Si certains signes comportementaux — comme l’euphorie, le storytelling ou la déconnexion des fondamentaux — permettent d’en approcher la détection, il demeure difficile d’en avoir la certitude avant son éclatement.
Cette difficulté s’explique par la nature même des bulles, où rationalité et psychologie s’entremêlent, rendant toute analyse incertaine. De plus, prédire une bulle trop tôt expose à un risque de crédibilité si le marché continue de progresser contre toute attente.
Les modèles modernes, qu’ils soient fondés sur la dynamique super-exponentielle des prix ou sur la détection économétrique de régimes explosifs, offrent des pistes prometteuses. Toutefois, ils restent perfectibles et soumis à de nombreuses limites : incertitudes sur la qualité et la précision des données financières, biais comportementaux persistants, et imprévisibilité des événements externes susceptibles de déclencher l’éclatement.
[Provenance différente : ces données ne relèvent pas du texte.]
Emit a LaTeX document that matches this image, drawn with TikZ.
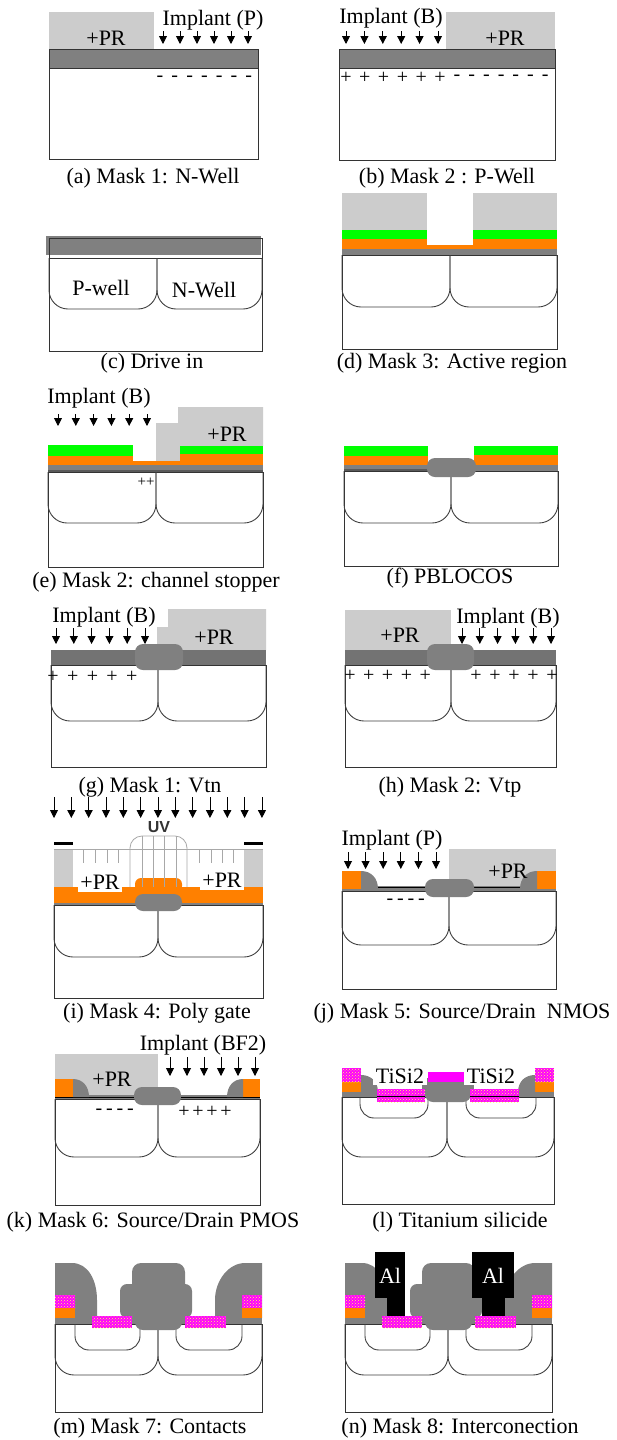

Ainsi, plutôt que de chercher à prédire avec certitude la formation ou l’éclatement d’une bulle, il semble plus sage de cultiver une approche prudente et critique face aux excès de marché. L’histoire montre que si toutes les bulles ne sont pas fatales, ignorer leurs signaux avant-coureurs peut avoir des conséquences économiques profondes.
En économie comme en finance, le véritable danger n’est pas de ne pas voir la bulle, mais de croire qu’elle ne peut pas exister.
REFERENCE :
(1) “The news media are involved. There were no bubbles before there were news media.” Source: npr.org
(2) Exemple
(3) Attention toutefois, le cadre d’analyse dans lequel se place Fama est celui de marché efficace.
(4) Source: https://trends.levif.be/a-la-une/banque/vivrons-nous-encore-des-krachs-extremes-la-reponse-de-didier-sornette-eminent-specialiste-des-bulles-financieres/
(5) Phillips, P.C.B., S. Shi, and Yu, J., 2012, “Testing for multiple bubbles”. Cowles Foundation Discussion Paper No 1843.